The film is set in the wintry wilds of Wyoming just after the Civil War, and the first character we meet is a bounty hunter named John Ruth, played by Kurt Russell with a bluster so overstated that we keep waiting to see what’s beneath it. (Answer: nothing.) As a blizzard gathers force, Ruth rides in the back of a stagecoach handcuffed to his latest prey, a monosyllabic murderer played by Jennifer Jason Leigh, who doesn’t have much to do besides leer, grunt, and get smashed in the face. (Around the third time this happens, it begins to seem as if the movie is getting off on it.) Russell appears to be doing a parody of John Wayne, and that’s fairly secondhand satire to encounter in a Tarantino film, but what’s most annoying about the True Grit japery is that the actor comes off as if he's desperate to do something, anything, to enliven all the blunt-witted expository dialogue he has to deliver. Russell seems to be acting like Wayne in order to keep himself awake.
Along the way, Ruth picks up two stragglers in the snow. Samuel L. Jackson, with the courtliest of inflections (he’s the one actor in the film who understates), plays Major Marquis Warren, a former officer in the Union Army who became so notorious for killing Confederate soldiers that he had a reward on his head; the film suggests that, as a black man, he had an added inspiration for all that killing, which is what made him so good at it. And then there is the fine actor Walton Goggins, who plays Mannix, a drawling varmint with dirty teeth and a sly yokel’s way of making himself sound much dumber than he really is. (He gets a lot of lines like: “Well, cut off my legs and call me shorty!”) You begin wishing pretty quickly for these people to start putting each other out of their misery.
Then the group arrives at Minnie’s Haberdashery, a gigantic way-station and supply-store cabin where they plan to stay until the blizzard subsides. Once inside Minnie’s, we meet the oddball travelers who are holed up there. And what a mangy, joyless crew of beady-eyed losers they are! Tim Roth seems to be doing a cut-rate Christoph Waltz impression, Michael Madsen is lost behind his long hair, Demián Bichir shows no personality as a token Mexican named Bob, and Bruce Dern, as a racist former Confederate officer, is all cookie-cutter crustiness and vitriol. You begin wishing pretty quickly for these people to start putting each other out of their misery.

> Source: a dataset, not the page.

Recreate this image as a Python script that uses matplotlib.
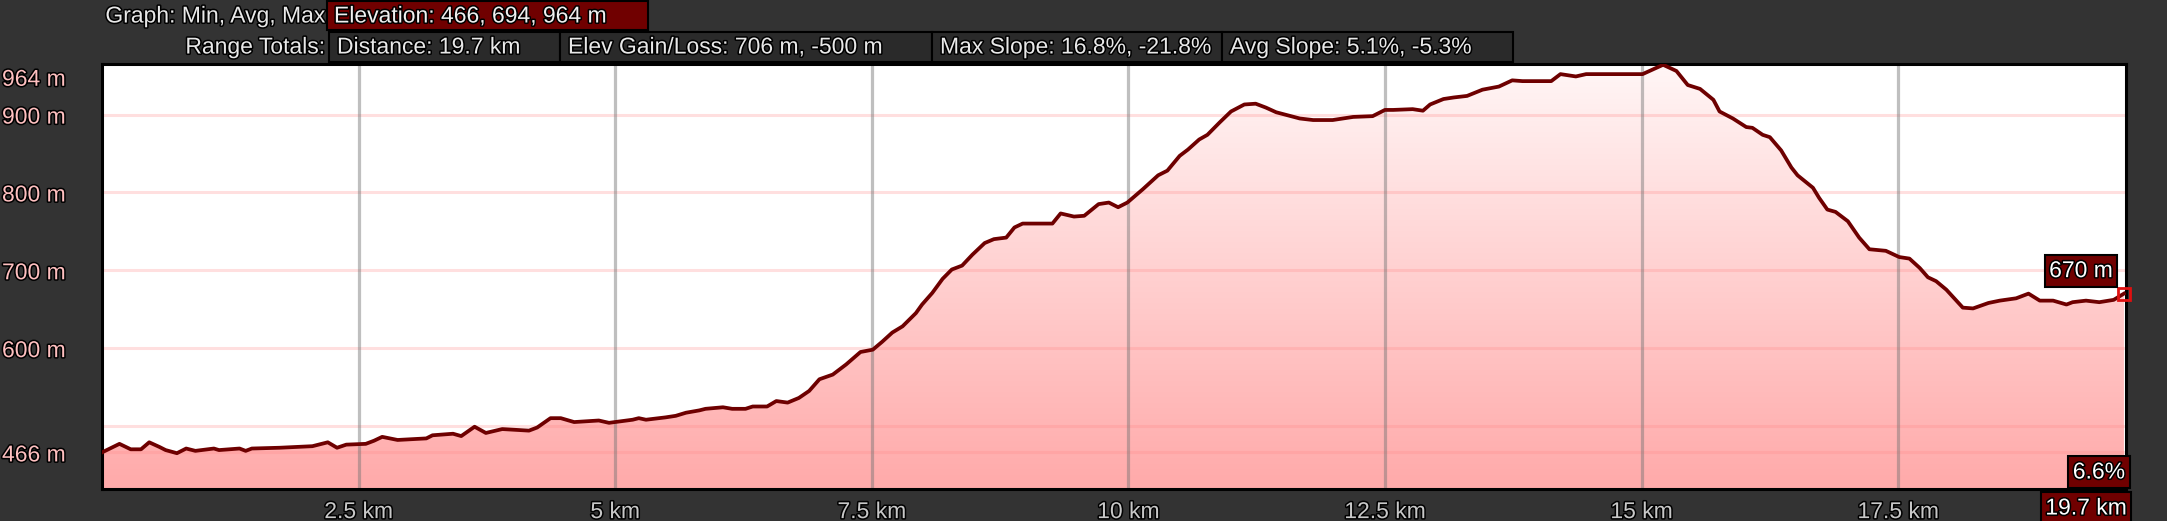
import matplotlib
matplotlib.use("Agg")
import matplotlib.pyplot as plt
import matplotlib.patheffects as pe
from matplotlib.patches import Rectangle
from matplotlib.transforms import ScaledTranslation
import numpy as np

# elevation profile (km, m)
dist_km = [0.0, 0.17, 0.28, 0.38, 0.46, 0.56, 0.62, 0.73, 0.82, 0.91, 1.09, 1.14,
           1.34, 1.40, 1.46, 1.73, 2.05, 2.20, 2.29, 2.38, 2.57, 2.65, 2.73, 2.88,
           3.16, 3.22, 3.42, 3.50, 3.63, 3.74, 3.90, 4.16, 4.24, 4.37, 4.47, 4.60,
           4.84, 4.94, 5.17, 5.23, 5.30, 5.49, 5.59, 5.69, 5.82, 5.88, 6.05, 6.14,
           6.27, 6.34, 6.48, 6.57, 6.68, 6.79, 6.89, 6.99, 7.12, 7.25, 7.39, 7.51,
           7.60, 7.70, 7.80, 7.93, 7.99, 8.09, 8.19, 8.28, 8.38, 8.48, 8.60, 8.69,
           8.81, 8.89, 8.97, 9.26, 9.34, 9.47, 9.57, 9.71, 9.81, 9.90, 9.99, 10.14,
           10.29, 10.38, 10.50, 10.58, 10.69, 10.77, 10.89, 11.00, 11.13, 11.24, 11.34,
           11.44, 11.67, 11.80, 11.99, 12.19, 12.38, 12.50, 12.58, 12.77, 12.87, 12.94,
           13.07, 13.17, 13.30, 13.45, 13.61, 13.74, 13.84, 14.12, 14.21, 14.36, 14.46,
           14.59, 15.01, 15.11, 15.21, 15.34, 15.45, 15.57, 15.70, 15.76, 15.89, 16.02,
           16.08, 16.18, 16.25, 16.36, 16.46, 16.52, 16.67, 16.73, 16.81, 16.89, 17.01,
           17.12, 17.22, 17.38, 17.51, 17.61, 17.71, 17.79, 17.87, 17.97, 18.13, 18.23,
           18.38, 18.49, 18.65, 18.77, 18.88, 19.01, 19.14, 19.20, 19.33, 19.46, 19.60,
           19.70]
elev_m = [466, 477, 470, 470, 479, 473, 469, 465, 471, 468, 471, 469,
          471, 468, 471, 472, 474, 479, 472, 476, 477, 481, 486, 482,
          484, 488, 490, 487, 499, 491, 496, 494, 498, 510, 510, 505,
          507, 504, 508, 510, 508, 511, 513, 517, 520, 522, 524, 522,
          522, 525, 525, 532, 530, 536, 545, 560, 566, 579, 595, 598,
          608, 620, 628, 645, 656, 671, 689, 701, 706, 720, 735, 740,
          742, 755, 760, 760, 773, 769, 770, 785, 787, 781, 787, 804,
          822, 828, 847, 855, 868, 874, 890, 904, 913, 914, 909,
          903, 895, 893, 893, 897, 898, 906, 906, 907, 905, 913,
          920, 922, 924, 932, 936, 944, 943, 943, 952, 949, 952,
          952, 952, 958, 964, 956, 938, 933, 919, 904, 895, 884,
          883, 874, 871, 854, 832, 822, 806, 793, 778, 775, 763,
          742, 727, 725, 717, 715, 703, 691, 686, 675, 652, 651,
          658, 661, 664, 670, 661, 661, 656, 659, 661, 659, 662,
          670]

x_ticks = [2.5, 5, 7.5, 10, 12.5, 15, 17.5]
x_tick_labels = ["2.5 km", "5 km", "7.5 km", "10 km", "12.5 km", "15 km", "17.5 km"]
y_ticks = [466, 600, 700, 800, 900, 964]
y_tick_labels = ["466 m", "600 m", "700 m", "800 m", "900 m", "964 m"]
y_grid = [466, 500, 600, 700, 800, 900]

header_row1 = ("Graph: Min, Avg, Max", "Elevation: 466, 694, 964 m")
header_row2 = ["Distance: 19.7 km", "Elev Gain/Loss: 706 m, -500 m",
               "Max Slope: 16.8%, -21.8%", "Avg Slope: 5.1%, -5.3%"]
end_slope = "6.6%"
total_dist = "19.7 km"

W, H = 2167, 521
plt.rcParams['font.family'] = ['Liberation Sans', 'DejaVu Sans']
fig = plt.figure(figsize=(W / 100, H / 100), dpi=100)
fig.patch.set_facecolor('#333333')

def fx(px):
    return px / W

def fy(py):
    return 1 - py / H

outline = [pe.withStroke(linewidth=2.2, foreground='black')]
FS = 16.5

ax = fig.add_axes([fx(102), fy(489), fx(2126 - 102), (489 - 64) / H])
ax.set_xlim(0, 19.72)
ax.set_ylim(419, 965)
ax.set_facecolor('white')

# gradient fill under the profile
poly = ax.fill_between(dist_km, elev_m, 419, facecolor='none', edgecolor='none')
grad = np.linspace(0, 1, 256).reshape(-1, 1)
top = np.array([1.0, 0.965, 0.965])
bot = np.array([1.0, 0.665, 0.665])
img = top + (bot - top) * grad[:, :, None]
im = ax.imshow(img, extent=[0, 19.72, 419, 965], origin='upper', aspect='auto', zorder=1)
im.set_clip_path(poly.get_paths()[0], transform=ax.transData)

for yv in y_grid:
    ax.axhline(yv, color=(1.0, 0.55, 0.55), alpha=0.28, lw=2.2, zorder=2)
for xv in x_ticks:
    ax.axvline(xv, color=(0.45, 0.45, 0.45), alpha=0.45, lw=2.3, zorder=2)

ax.plot(dist_km, elev_m, color='#6e0000', lw=2.7, zorder=3, solid_joinstyle='round')
ax.plot(dist_km[-1], elev_m[-1], marker='s', ms=8, mfc='none', mec='#e01010', mew=2,
        zorder=4, clip_on=False)

for s in ax.spines.values():
    s.set_color('black')
    s.set_linewidth(2.2)

ax.set_xticks(x_ticks, x_tick_labels)
ax.tick_params(axis='x', length=0, pad=8, labelsize=FS, labelcolor='#c8c8c8')
ax.set_yticks(y_ticks, y_tick_labels)
ax.tick_params(axis='y', length=0, pad=72, labelsize=FS, labelcolor='#ffc0c0')
for lab in ax.get_yticklabels():
    lab.set_horizontalalignment('left')
    lab.set_path_effects(outline)
top_lab = ax.get_yticklabels()[-1]
top_lab.set_verticalalignment('top')
top_lab.set_transform(top_lab.get_transform() + ScaledTranslation(0, -0.03, fig.dpi_scale_trans))
for lab in ax.get_xticklabels():
    lab.set_path_effects(outline)

# end value labels
bbox_red = dict(boxstyle='square,pad=0.2', facecolor='#700000', edgecolor='black', lw=1.5)
ax.annotate(f"{elev_m[-1]} m", xy=(dist_km[-1], elev_m[-1]), xytext=(-43, 23),
            textcoords='offset pixels', ha='center', va='center', fontsize=FS,
            color='white', bbox=bbox_red, zorder=5, annotation_clip=False,
            path_effects=outline)
fig.text(fx(2099), fy(472), end_slope, ha='center', va='center', fontsize=FS,
         color='white', path_effects=outline, bbox=bbox_red)
fig.text(fx(2086), fy(508), total_dist, ha='center', va='center', fontsize=FS,
         color='white', path_effects=outline, bbox=bbox_red)

# header rows
fig.patches.append(Rectangle((fx(327), fy(30)), fx(648 - 327), 29 / H, transform=fig.transFigure,
                             facecolor='#700000', edgecolor='black', lw=1.5))
fig.text(fx(325), fy(16), header_row1[0], ha='right', va='center', fontsize=FS,
         color='#e8e8e8', path_effects=outline)
fig.text(fx(334), fy(16), header_row1[1], ha='left', va='center', fontsize=FS,
         color='#f0f0f0', path_effects=outline)

fig.text(fx(325), fy(47), "Range Totals:", ha='right', va='center', fontsize=FS,
         color='#e8e8e8', path_effects=outline)
box_edges = [329, 560, 932, 1222, 1513]
for i, txt in enumerate(header_row2):
    x0, x1 = box_edges[i], box_edges[i + 1]
    fig.patches.append(Rectangle((fx(x0), fy(62)), fx(x1 - x0), 30 / H, transform=fig.transFigure,
                                 facecolor='#2a2a2a', edgecolor='black', lw=1.5))
    fig.text(fx(x0 + 8), fy(47), txt, ha='left', va='center', fontsize=FS,
             color='#e8e8e8', path_effects=outline)

fig.savefig('out.png', dpi=100, facecolor=fig.get_facecolor())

I love nearly every Quentin Tarantino film but, in The Hateful Eight, his characters have no curlicues, no intrigue or subtext. They’re just wooden players in a one-note frontier version of And Then There Were None, though this one has exactly one plot twist. There are touches of Quentin’s trademark spryness. When a pot of coffee turns out to be poisoned, the baroque way the characters kick the bucket is a startling rebuke to every poisoning scene in Hollywood history. And the Jackson character’s “Lincoln letter”, a treasure, supposedly from Honest Abe himself, that he carries around like a talisman, is borderline hilarious in its plaintive sincerity. The film’s money shot is Jackson’s big speech to Dern about the way he punished Dern’s son after the War and, while it’s utterly incongruous (it sounds like something out of a ‘70s blaxploitation prison picture) you watch it in a state of delirious shock.
Yet why is almost everything else in The Hateful Eight ploddingly obvious? The film even reveals that twist ahead of time (the Russell character figures it out), and, by the last act, there’s nothing left for Tarantino to do but escalate the gore, as if that could somehow lend his movie substance. Splattered in blood, Jennifer Jason Leigh’s Daisy looks like Carrie at the prom, though that only makes you realize how thin a character she is by comparison.
The Hateful Eight makes a big deal out of being ‘The Eighth Film by Quentin Tarantino’ (though has he forgotten how to count? Or did he leave out Grindhouse or bracket Kill Bill, Vol 1 and Vol 2 as a single work?). That’s not a lot of movies, considering that he’s been at this for two dozen years, but the film The Hateful Eight made me think of most is the first film by Quentin Tarantino: Reservoir Dogs. It has half the running time but ten times the storytelling verve. It, too, has elements of being a one-set pressure cooker, but the violence and duplicity emerge with an organic horror and exhilaration. Most of all, the characters in Reservoir Dogs, Tim Roth in his wounded agony, Harvey Keitel in his rabid loyalty, even Michael Madsen in his ear-slashing madness, never seem less than real. They don’t come off as mere concoctions. It may be time for Tarantino to do a cinematic cleansing and get back to that kind of unpredictable purity.
Rico says, regardless, he can hardly wait... (And what's in your wallet, or is that holster?)